Like most Tarkovsky films it uses long takes and a minimal story to communicate the sense that you’re wandering through a dream filled with noise. There are scenes within the film that beg endless rewatches. The spoken dialogue is pure poetry, to the point where I had to stop the film and take notes many times. The visuals are beyond gorgeous and speak volumes in tandem with the dialogue. It’s a strange depiction of memory, solitude, dreams, and our longing/separation from the world at large. It was the perfect film to watch at the end of 2020 and I can’t recommend it enough.
It flooded over me and lingers in my mind. Whole scenes have come back to me, begging me to revisit them a second time, projecting back into the idle spaces of my monotonous home life.
Consider it necessary viewing in a world where our memories have been dulled by our continual reliance on social media.
Tiny Scabs
Working to compile some 2020 lists of things I loved. Stay tuned for that.
This article on David Cronenberg’s Crash is a very good read on how to adapt a brilliant novel into something entirely different but utterly faithful to the source material.
I also watched MANK on Netflix over the weekend. Can’t resist a new Fincher film. Still noodling on how I felt about it but my first impression is that I loved it. Oldman’s performance is worth your time alone. And hell, Trent Reznor and Atticus Ross’ soundtrack is such a flex that I can’t help but marvel at it.

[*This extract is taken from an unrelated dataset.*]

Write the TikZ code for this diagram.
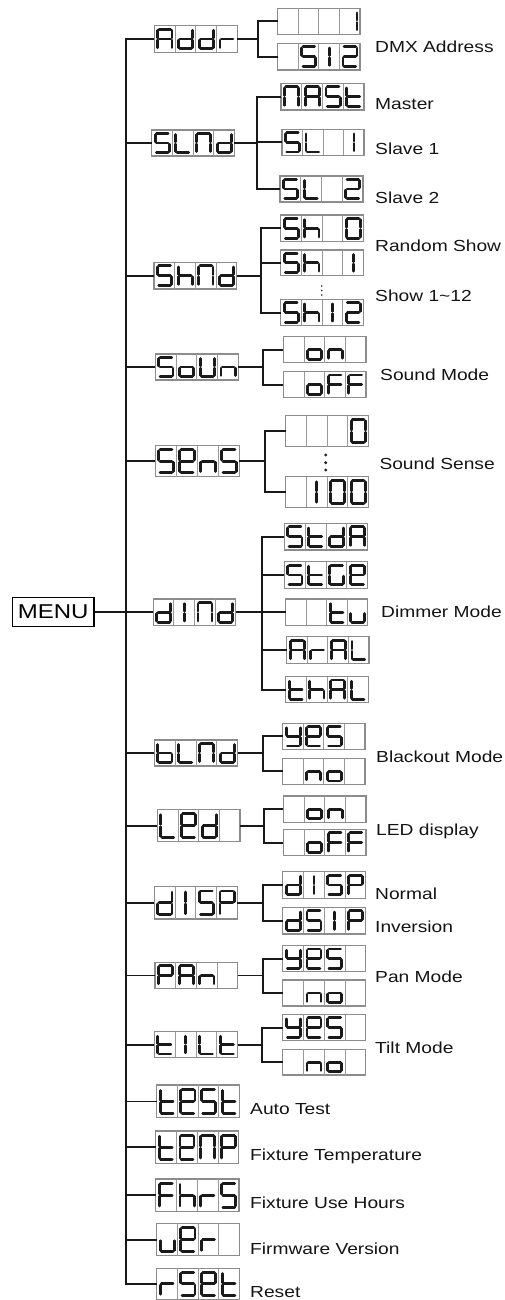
\documentclass[tikz,border=0pt]{standalone}
\usepackage{fontspec}
\newfontfamily\labfont[FakeStretch=1.2]{Liberation Sans}
\tikzset{
  lcdframe/.style={draw=black!45, line width=1.1pt, inner sep=0pt, outer sep=0pt, rectangle, fill=white},
  lcdgrid/.style={draw=black!40, line width=0.9pt},
  seg/.style={line width=2.8pt, line cap=round, draw=black!90, shorten >=1.2pt, shorten <=1.2pt},
  conn/.style={line width=2pt, draw=black!90},
  thinconn/.style={line width=1.1pt, draw=black!90},
  lab/.style={anchor=base west, inner sep=0pt, font=\labfont\fontsize{16}{19}\selectfont, text=black!92},
  menubox/.style={draw=black, line width=1.3pt, inner sep=0pt, minimum width=81.7pt, minimum height=29.4pt, font=\labfont\fontsize{20}{24}\selectfont},
}
% segments in normalised cell coordinates
\def\sga{\draw[seg] (0.17,0.13) -- (0.85,0.13);}
\def\sgb{\draw[seg] (0.85,0.13) -- (0.85,0.5);}
\def\sgc{\draw[seg] (0.85,0.5) -- (0.85,0.87);}
\def\sgd{\draw[seg] (0.17,0.87) -- (0.85,0.87);}
\def\sge{\draw[seg] (0.17,0.5) -- (0.17,0.87);}
\def\sgf{\draw[seg] (0.17,0.13) -- (0.17,0.5);}
\def\sgg{\draw[seg] (0.17,0.5) -- (0.85,0.5);}
\def\sgk{\draw[seg] (0.51,0.13) -- (0.51,0.5);}
\def\sgl{\draw[seg] (0.51,0.5) -- (0.51,0.87);}
\def\sgz{}
\def\defg#1#2{\expandafter\def\csname g#1\endcsname{#2}}
\defg{-}{z}
\defg{A}{a,b,c,e,f,g}
\defg{d}{b,c,d,e,g}
\defg{r}{e,g}
\defg{1}{b,c}
\defg{I}{k,l}
\defg{S}{a,f,g,c,d}
\defg{2}{a,b,g,e,d}
\defg{L}{d,e,f}
\defg{N}{a,b,c,e,f}
\defg{t}{d,e,f,g}
\defg{h}{c,e,f,g}
\defg{0}{a,b,c,d,e,f}
\defg{o}{c,d,e,g}
\defg{n}{c,e,g}
\defg{U}{b,c,d,e,f}
\defg{F}{a,e,f,g}
\defg{e}{a,b,d,e,f,g}
\defg{y}{b,c,d,f,g}
\defg{b}{c,d,e,f,g}
\defg{P}{a,b,e,f,g}
\defg{G}{a,c,d,e,f}
\defg{u}{c,d,e}
\def\drawglyph#1{\edef\glist{\csname g#1\endcsname}\foreach \s in \glist {\csname sg\s\endcsname}}
\newcommand\lcd[9]{%
  \pgfmathsetmacro\lcdW{#4-#2}%
  \pgfmathsetmacro\lcdH{#5-#3}%
  \pgfmathsetmacro\lcdC{\lcdW/4}%
  \node[lcdframe, minimum width=\lcdW pt, minimum height=\lcdH pt, anchor=north west] (#1) at (#2,#3) {};
  \foreach \k in {1,2,3} {\draw[lcdgrid] ({#2+\k*\lcdC},#3) -- ++(0,\lcdH);}
  \foreach \k/\lcdg in {0/#6,1/#7,2/#8,3/#9} {
    \begin{scope}[shift={({#2+\k*\lcdC},#3)}, xscale=\lcdC, yscale=\lcdH]
      \drawglyph{\lcdg}
    \end{scope}
  }
}
\newcommand\branch[4]{% parent, x, first child, last child
  \coordinate (#1br) at (#2,0);
  \draw[conn] (#1.east) -- (#1.east -| #1br);
  \draw[conn] (#3.west) -- (#3.west -| #1br) -- (#4.west -| #1br) -- (#4.west);
}
\begin{document}
\begin{tikzpicture}[x=1pt, y=-1pt]
\useasboundingbox (0,0) rectangle (504,1300);
\coordinate (T) at (126,0);
% ---- displays
\lcd{addr}{154.3}{25.7}{237.3}{52.3}{A}{d}{d}{r}
\lcd{addrA}{277.7}{8.3}{360}{34.3}{-}{-}{-}{1}
\lcd{addrB}{277.7}{43.3}{360}{70}{-}{S}{I}{2}
\lcd{slnd}{151.7}{130}{234.3}{156}{S}{L}{N}{d}
\lcd{mast}{281}{83.3}{364}{110}{N}{A}{S}{t}
\lcd{slA}{282}{129.3}{364}{155.3}{S}{L}{-}{I}
\lcd{slB}{280}{176}{363}{202}{S}{L}{-}{2}
\lcd{shnd}{154}{262.3}{236.7}{289}{S}{h}{N}{d}
\lcd{shA}{280.7}{215}{363.3}{241.7}{S}{h}{-}{0}
\lcd{shB}{280.7}{250}{363.3}{275.7}{S}{h}{-}{I}
\lcd{shC}{280.7}{299.3}{363.3}{325.7}{S}{h}{I}{2}
\lcd{soun}{155.3}{354}{238.3}{380}{S}{o}{U}{n}
\lcd{sonA}{283.3}{336.7}{366}{362.7}{-}{o}{n}{-}
\lcd{sonB}{283.3}{371.7}{366}{397.7}{-}{o}{F}{F}
\lcd{sens}{155.3}{445.7}{239.3}{476.7}{S}{e}{n}{S}
\lcd{senA}{285.7}{415.7}{368.3}{446.7}{-}{-}{-}{0}
\lcd{senB}{285.7}{476.7}{368.3}{507.3}{-}{I}{0}{0}
\lcd{dind}{153.3}{599}{235.7}{625.7}{d}{I}{N}{d}
\lcd{dimA}{284.3}{523.3}{367.7}{550}{S}{t}{d}{A}
\lcd{dimB}{284.3}{561.7}{367.7}{588.3}{S}{t}{G}{e}
\lcd{dimC}{285.7}{599}{367.7}{625.7}{-}{-}{t}{u}
\lcd{dimD}{286.7}{636.7}{369}{663.3}{A}{r}{A}{L}
\lcd{dimE}{285.7}{676.7}{368.3}{702.7}{t}{h}{A}{L}
\lcd{blnd}{154.3}{740}{237.7}{766}{b}{L}{N}{d}
\lcd{blA}{282.7}{723.3}{365}{749.3}{y}{e}{S}{-}
\lcd{blB}{282.7}{758.3}{365}{784.3}{-}{n}{o}{-}
\lcd{led}{157.3}{809.3}{240}{841.7}{L}{e}{d}{-}
\lcd{ledA}{283.3}{796}{366}{822.3}{-}{o}{n}{-}
\lcd{ledB}{283.3}{829.3}{366}{855.7}{-}{o}{F}{F}
\lcd{disp}{154.3}{886.7}{237.3}{919}{d}{I}{S}{P}
\lcd{dspA}{282.7}{871.7}{365.7}{898.3}{d}{I}{S}{P}
\lcd{dspB}{282.7}{907.3}{365.7}{934}{d}{S}{I}{P}
\lcd{pan}{155}{962.3}{237.7}{988.3}{P}{A}{n}{-}
\lcd{panA}{282.7}{945.7}{365.7}{971.7}{y}{e}{S}{-}
\lcd{panB}{282.7}{980}{365.7}{1006}{-}{n}{o}{-}
\lcd{tilt}{154.3}{1031.7}{237.7}{1057.3}{t}{I}{L}{t}
\lcd{tlA}{282.7}{1014.3}{365.7}{1040.7}{y}{e}{S}{-}
\lcd{tlB}{282.7}{1049.3}{365.7}{1075}{-}{n}{o}{-}
\lcd{test}{156.7}{1085}{239.3}{1117.7}{t}{e}{S}{t}
\lcd{temp}{155.7}{1131}{238.7}{1163.3}{t}{e}{N}{P}
\lcd{fhrs}{155.7}{1179}{239}{1211.3}{F}{h}{r}{S}
\lcd{ver}{156.7}{1223.3}{239.3}{1255.7}{u}{e}{r}{-}
\lcd{rset}{156.7}{1268.3}{239.3}{1299.4}{r}{S}{e}{t}
% ---- MENU and trunk
\node[menubox] (menu) at (53.15,612) {MENU};
\draw[conn] (menu.east) -- (menu.east -| T);
\draw[conn] (addr.west) -- (addr.west -| T) -- (rset.west -| T) -- (rset.west);
\foreach \n in {slnd,shnd,soun,sens,dind,led,disp,tilt,temp,fhrs,ver}
  {\draw[conn] (\n.west) -- (\n.west -| T);}
\foreach \n in {blnd,pan,test}
  {\draw[thinconn] (\n.west) -- (\n.west -| T);}
% ---- branches
\branch{addr}{258}{addrA}{addrB}
\branch{slnd}{256.7}{mast}{slB}
\draw[conn] (slA.west) -- (slA.west -| slndbr);
\branch{shnd}{261}{shA}{shC}
\draw[conn] (shB.west) -- (shB.west -| shndbr);
\branch{soun}{262.7}{sonA}{sonB}
\branch{sens}{265}{senA}{senB}
\branch{dind}{261.7}{dimA}{dimE}
\foreach \n in {dimB,dimC,dimD} {\draw[conn] (\n.west) -- (\n.west -| dindbr);}
\coordinate (blndbr) at (263.3,0);
\draw[thinconn] (blnd.east) -- (blnd.east -| blndbr);
\draw[conn] (blA.west) -- (blA.west -| blndbr) -- (blB.west -| blndbr) -- (blB.west);
\branch{led}{264.3}{ledA}{ledB}
\branch{disp}{262.7}{dspA}{dspB}
\coordinate (panbr) at (262.7,0);
\draw[thinconn] (pan.east) -- (pan.east -| panbr);
\draw[conn] (panA.west) -- (panA.west -| panbr) -- (panB.west -| panbr) -- (panB.west);
\branch{tilt}{261.7}{tlA}{tlB}
% ---- dots
\foreach \yy in {286,290.5,295} {\fill[black!85] (321.7,\yy) circle[radius=0.9pt];}
\foreach \yy in {455,462.7,470} {\fill[black!85] (325.7,\yy) circle[radius=1.7pt];}
% ---- labels
\node[lab] (l1) at (375,52.3) {DMX Address};
\node[lab] (l2) at (375,110) {Master};
\node[lab] (l3) at (375,155) {Slave 1};
\node[lab] (l4) at (375,203.3) {Slave 2};
\node[lab] (l5) at (375,251.7) {Random Show};
\node[lab] (l6) at (375,301) {Show 1\textasciitilde12};
\node[lab] (l7) at (380,380) {Sound Mode};
\node[lab] (l8) at (379.3,469) {Sound Sense};
\node[lab] (l9) at (381,617.7) {Dimmer Mode};
\node[lab] (l10) at (376,762.7) {Blackout Mode};
\node[lab] (l11) at (376,835) {LED display};
\node[lab] (l12) at (375,899.3) {Normal};
\node[lab] (l13) at (375,932) {Inversion};
\node[lab] (l14) at (375,982) {Pan Mode};
\node[lab] (l15) at (375,1053.3) {Tilt Mode};
\node[lab] (l16) at (250,1114.7) {Auto Test};
\node[lab] (l17) at (250,1160) {Fixture Temperature};
\node[lab] (l18) at (250,1208) {Fixture Use Hours};
\node[lab] (l19) at (250,1254.3) {Firmware Version};
\node[lab] (l20) at (250,1297.3) {Reset};
\end{tikzpicture}
\end{document}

Mushrooms on the mind. So why don’t you check out this fantastic short story by Seanan McGuire - SPORE.
This week’s playlist:
Bye
Safe travels as we head into the new year, friends. The world is treacherous out there but we’re stronger together. Stay focused, stay sane, and remember to unwind - you don’t have to carry the entire burden of the world on your shoulders.
Z
The amount of output and growth you've had creatively this year ALONE is just incredible and inspiring. Congrats and looking forward to everything you're cooking up in 2021!
So excited for everything going down in your life! You've really worked hard this year and it shows. Can't wait to see what you have coming together for 2021! Congrats on all the success.